**Exercise prompt**:
Please print exactly the lines below, from the start of the material up to and including the line with "const yTicks = [0,1,2,3,4,5,6];", but none of the pictures.
- - - - -
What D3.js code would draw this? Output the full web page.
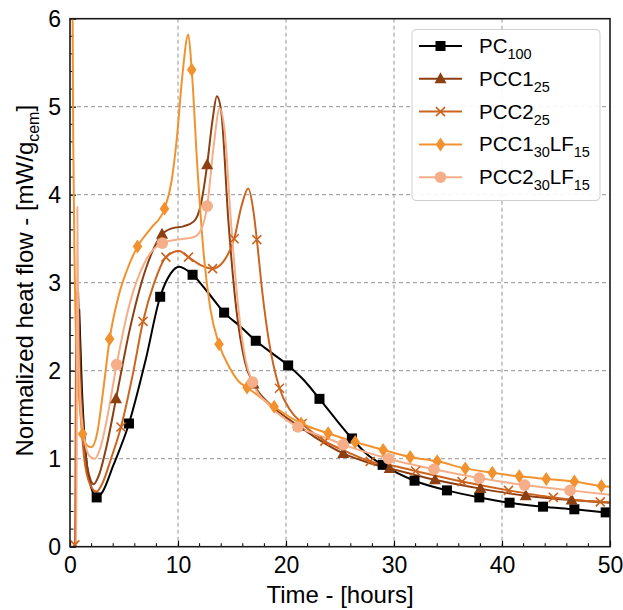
<!DOCTYPE html>
<html><head><meta charset="utf-8">
<script src="https://cdn.jsdelivr.net/npm/d3@7"></script>
<style>body{margin:0;background:#fff}svg{display:block}</style>
</head><body>
<script>
// ---- data (hours, mW/g_cem) ----
const xTicks = [0,10,20,30,40,50];
const yTicks = [0,1,2,3,4,5,6];

const pc100Line = [[0.85,2.7],[1.1,1.8],[1.5,1.0],[2.0,0.66],[2.45,0.56],[3.0,0.62],[4.0,0.92],[5.46,1.40],[7.0,2.12],[8.35,2.84],[9.3,3.1],[10.1,3.18],[11.35,3.09],[12.7,2.9],[14.27,2.66],[15.8,2.5],[17.2,2.34],[18.7,2.2],[20.2,2.06],[21.6,1.9],[23.1,1.68],[24.6,1.45],[26.1,1.23],[27.5,1.05],[28.95,0.93],[31.9,0.75],[34.9,0.64],[37.9,0.56],[40.7,0.5],[43.8,0.455],[46.7,0.425],[49.6,0.39],[50,0.385]];
const pc100Marks = [[2.47,0.56],[5.46,1.40],[8.35,2.84],[11.35,3.09],[14.27,2.66],[17.2,2.34],[20.2,2.06],[23.1,1.68],[26.1,1.23],[28.95,0.93],[31.9,0.75],[34.9,0.64],[37.9,0.56],[40.7,0.5],[43.8,0.455],[46.7,0.425],[49.6,0.39]];

const pcc1Line = [[0.75,2.9],[1.0,1.9],[1.4,1.1],[1.9,0.76],[2.2,0.71],[2.7,0.82],[3.4,1.15],[4.26,1.68],[5.5,2.45],[7.0,3.15],[8.52,3.55],[9.5,3.62],[10.5,3.64],[11.5,3.7],[12.1,3.88],[12.7,4.34],[13.2,4.85],[13.6,5.12],[14.0,4.95],[14.66,3.71],[15.4,2.7],[16.2,2.1],[17.0,1.85],[18.5,1.62],[20.0,1.47],[21.2,1.37],[23.0,1.22],[25.3,1.06],[27.5,0.96],[29.6,0.89],[31.8,0.82],[33.8,0.76],[38.0,0.66],[42.2,0.58],[46.45,0.53],[50,0.5]];
const pcc1Marks = [[4.26,1.68],[8.52,3.55],[12.7,4.34],[17.0,1.85],[21.2,1.37],[25.3,1.06],[29.6,0.89],[33.8,0.76],[38.0,0.66],[42.2,0.58],[46.45,0.53]];

const pcc2Line = [[0.3,0],[0.45,0.02],[0.6,2.9],[0.85,1.9],[1.2,1.15],[1.7,0.76],[2.45,0.625],[3.0,0.72],[3.8,1.0],[4.72,1.36],[5.8,1.95],[6.76,2.56],[7.8,3.0],[8.88,3.29],[10.1,3.36],[10.97,3.29],[12.1,3.2],[13.2,3.16],[14.2,3.24],[15.2,3.5],[15.9,3.88],[16.5,4.07],[17.0,3.8],[17.3,3.49],[17.8,2.9],[18.4,2.35],[19.4,1.8],[20.4,1.55],[21.5,1.4],[23.6,1.2],[25.8,1.07],[27.8,0.97],[29.9,0.92],[32.0,0.86],[36.3,0.74],[40.6,0.64],[44.75,0.56],[49.1,0.51],[50,0.505]];
const pcc2Marks = [[0.45,0.02],[4.72,1.36],[6.76,2.56],[8.88,3.29],[10.97,3.29],[13.2,3.16],[15.2,3.5],[17.3,3.49],[19.4,1.8],[21.5,1.4],[23.6,1.2],[27.8,0.97],[32.0,0.86],[36.3,0.74],[40.6,0.64],[44.75,0.56],[49.1,0.51]];

const pcc1lfLine = [[0.2,7],[0.3,4.6],[0.45,3.0],[0.65,2.1],[0.9,1.6],[1.17,1.28],[1.6,1.15],[2.0,1.13],[2.5,1.28],[3.1,1.8],[3.67,2.36],[4.5,2.85],[5.3,3.15],[6.25,3.41],[7.5,3.62],[8.75,3.84],[9.4,4.15],[9.9,4.65],[10.4,5.35],[10.95,5.82],[11.27,5.42],[11.8,4.3],[12.4,3.3],[13.0,2.7],[13.8,2.3],[14.8,2.03],[15.6,1.88],[16.4,1.81],[17.6,1.7],[18.9,1.59],[21.4,1.4],[23.9,1.29],[26.4,1.19],[29.0,1.1],[31.5,1.02],[34.0,0.97],[36.6,0.89],[39.1,0.84],[41.6,0.8],[44.1,0.77],[46.7,0.74],[49.2,0.69],[50,0.68]];
const pcc1lfMarks = [[1.17,1.28],[3.67,2.36],[6.25,3.41],[8.75,3.84],[11.27,5.42],[13.8,2.3],[16.4,1.81],[18.9,1.59],[21.4,1.4],[23.9,1.29],[26.4,1.19],[29.0,1.1],[31.5,1.02],[34.0,0.97],[36.6,0.89],[39.1,0.84],[41.6,0.8],[44.1,0.77],[46.7,0.74],[49.2,0.69]];

const pcc2lfLine = [[0,0],[0.6,0],[0.68,3.86],[0.76,2.4],[0.95,1.7],[1.3,1.25],[1.8,1.03],[2.3,1.0],[2.8,1.12],[3.5,1.5],[4.32,2.07],[5.5,2.75],[7.0,3.25],[8.55,3.45],[10.0,3.49],[11.5,3.52],[12.2,3.62],[12.7,3.87],[13.3,4.55],[13.85,4.98],[14.3,4.75],[14.9,3.7],[15.6,2.7],[16.3,2.1],[16.9,1.87],[18.5,1.6],[21.1,1.36],[23.2,1.26],[25.3,1.16],[29.5,1.0],[33.7,0.88],[37.9,0.78],[42.1,0.7],[46.3,0.64],[50,0.59]];
const pcc2lfMarks = [[4.32,2.07],[8.55,3.45],[12.7,3.87],[16.9,1.87],[21.1,1.36],[25.3,1.16],[29.5,1.0],[33.7,0.88],[37.9,0.78],[42.1,0.7],[46.3,0.64]];

const seriesNames = ["PC100","PCC1_25","PCC2_25","PCC1_30LF15","PCC2_30LF15"];
const seriesLabels = [
  [["PC",0],["100",1]],
  [["PCC1",0],["25",1]],
  [["PCC2",0],["25",1]],
  [["PCC1",0],["30",1],["LF",0],["15",1]],
  [["PCC2",0],["30",1],["LF",0],["15",1]]
];
const seriesColors = ["#000000","#8c3f10","#cc6420","#f2922e","#f5ae88"];
const seriesShapes = ["square","triangle","cross","diamond","circle"];
const seriesLines = [pc100Line,pcc1Line,pcc2Line,pcc1lfLine,pcc2lfLine];
const seriesMarks = [pc100Marks,pcc1Marks,pcc2Marks,pcc1lfMarks,pcc2lfMarks];

// ---- drawing ----
const W=623,H=610;
const L=70,R=610,T=18.7,B=546.7;
const font='"Liberation Sans", Arial, "DejaVu Sans", sans-serif';
const x=d3.scaleLinear().domain([0,50]).range([L,R]);
const y=d3.scaleLinear().domain([0,6]).range([B,T]);

const svg=d3.select("body").append("svg").attr("width",W).attr("height",H).style("font-family",font);

svg.append("defs").append("clipPath").attr("id","clip").append("rect")
  .attr("x",L).attr("y",T).attr("width",R-L).attr("height",B-T);

// grid
const grid=svg.append("g").attr("stroke","#949494").attr("stroke-width",1).attr("stroke-dasharray","4,3");
grid.selectAll("line.gx").data(xTicks.filter(d=>d>0&&d<50)).join("line")
  .attr("x1",d=>x(d)).attr("x2",d=>x(d)).attr("y1",T).attr("y2",B);
grid.selectAll("line.gy").data(yTicks.filter(d=>d>0&&d<6)).join("line")
  .attr("y1",d=>y(d)).attr("y2",d=>y(d)).attr("x1",L).attr("x2",R);

// axes
const xAxis=d3.axisBottom(x).tickValues(xTicks).tickSize(-6).tickPadding(10).tickFormat(d3.format("d"));
const gx=svg.append("g").attr("transform",`translate(0,${B})`).call(xAxis);
const yAxis=d3.axisLeft(y).tickValues(yTicks).tickSize(-6).tickPadding(9).tickFormat(d3.format("d"));
const gy=svg.append("g").attr("transform",`translate(${L},0)`).call(yAxis);
[gx,gy].forEach(g=>{
  g.select(".domain").remove();
  g.selectAll("text").attr("font-size",23).attr("fill","#000").style("font-family",font);
  g.selectAll("line").attr("stroke","#000").attr("stroke-width",1.2);
});
// minor ticks
const xMinor=d3.range(0,51,2).filter(d=>d%10!==0);
svg.append("g").selectAll("line").data(xMinor).join("line")
  .attr("x1",d=>x(d)).attr("x2",d=>x(d)).attr("y1",B).attr("y2",B-3.5).attr("stroke","#000").attr("stroke-width",1);
const yMinor=d3.range(0,6.01,0.2).map(d=>+d.toFixed(1)).filter(d=>Math.abs(d-Math.round(d))>0.01);
svg.append("g").selectAll("line").data(yMinor).join("line")
  .attr("y1",d=>y(d)).attr("y2",d=>y(d)).attr("x1",L).attr("x2",L+3.5).attr("stroke","#000").attr("stroke-width",1);

// lines
const line=d3.line().x(d=>x(d[0])).y(d=>y(d[1])).curve(d3.curveMonotoneX);
const plot=svg.append("g").attr("clip-path","url(#clip)");
seriesLines.forEach((data,i)=>{
  plot.append("path").datum(data).attr("d",line).attr("fill","none")
    .attr("stroke",seriesColors[i]).attr("stroke-width",2);
});

function drawMarker(g,shape,color,cx,cy,s){
  s=s||1;
  if(shape==="square") g.append("rect").attr("x",cx-5*s).attr("y",cy-5*s).attr("width",10*s).attr("height",10*s).attr("fill",color);
  else if(shape==="triangle") g.append("path").attr("d",`M${cx},${cy-6.5*s}L${cx+6*s},${cy+4.5*s}L${cx-6*s},${cy+4.5*s}Z`).attr("fill",color);
  else if(shape==="diamond") g.append("path").attr("d",`M${cx},${cy-7*s}L${cx+4.8*s},${cy}L${cx},${cy+7*s}L${cx-4.8*s},${cy}Z`).attr("fill",color);
  else if(shape==="circle") g.append("circle").attr("cx",cx).attr("cy",cy).attr("r",5.8*s).attr("fill",color);
  else if(shape==="cross") g.append("path").attr("d",`M${cx-4.5*s},${cy-4.5*s}L${cx+4.5*s},${cy+4.5*s}M${cx-4.5*s},${cy+4.5*s}L${cx+4.5*s},${cy-4.5*s}`).attr("stroke",color).attr("stroke-width",1.6).attr("fill","none");
}
const mk=svg.append("g").attr("clip-path","url(#clip)");
seriesMarks.forEach((data,i)=>{
  data.forEach(d=>drawMarker(mk,seriesShapes[i],seriesColors[i],x(d[0]),y(d[1])));
});

// frame
svg.append("rect").attr("x",L).attr("y",T).attr("width",R-L).attr("height",B-T)
  .attr("fill","none").attr("stroke","#1a1a1a").attr("stroke-width",1.6);

// axis labels
svg.append("text").attr("x",(L+R)/2).attr("y",603).attr("text-anchor","middle")
  .attr("font-size",24).text("Time - [hours]");
const yl=svg.append("text").attr("transform",`translate(33,${(T+B)/2-2}) rotate(-90)`)
  .attr("text-anchor","middle").attr("font-size",24);
yl.append("tspan").text("Normalized heat flow - [mW/g");
yl.append("tspan").attr("font-size",16).attr("dy",6).text("cem");
yl.append("tspan").attr("dy",-6).text("]");

// legend
const lg=svg.append("g");
lg.append("rect").attr("x",412).attr("y",29.5).attr("width",188).attr("height",171).attr("rx",4)
  .attr("fill","#fff").attr("fill-opacity",0.9).attr("stroke","#cfcfcf").attr("stroke-width",1);
seriesLabels.forEach((parts,i)=>{
  const ly=46+i*32.8;
  lg.append("line").attr("x1",419).attr("x2",462).attr("y1",ly).attr("y2",ly)
    .attr("stroke",seriesColors[i]).attr("stroke-width",2);
  drawMarker(lg,seriesShapes[i],seriesColors[i],440.5,ly);
  const t=lg.append("text").attr("x",479).attr("y",ly+7).attr("font-size",20.5);
  let sub=false;
  parts.forEach(p=>{
    const ts=t.append("tspan").text(p[0]);
    if(p[1]&&!sub){ts.attr("font-size",14.5).attr("dy",6);sub=true;}
    else if(!p[1]&&sub){ts.attr("dy",-6);sub=false;}
  });
});
</script>
</body></html>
- - - - -
**Right answer**:
What D3.js code would draw this? Output the full web page.
<!DOCTYPE html>
<html><head><meta charset="utf-8">
<script src="https://cdn.jsdelivr.net/npm/d3@7"></script>
<style>body{margin:0;background:#fff}svg{display:block}</style>
</head><body>
<script>
// ---- data (hours, mW/g_cem) ----
const xTicks = [0,10,20,30,40,50];
const yTicks = [0,1,2,3,4,5,6];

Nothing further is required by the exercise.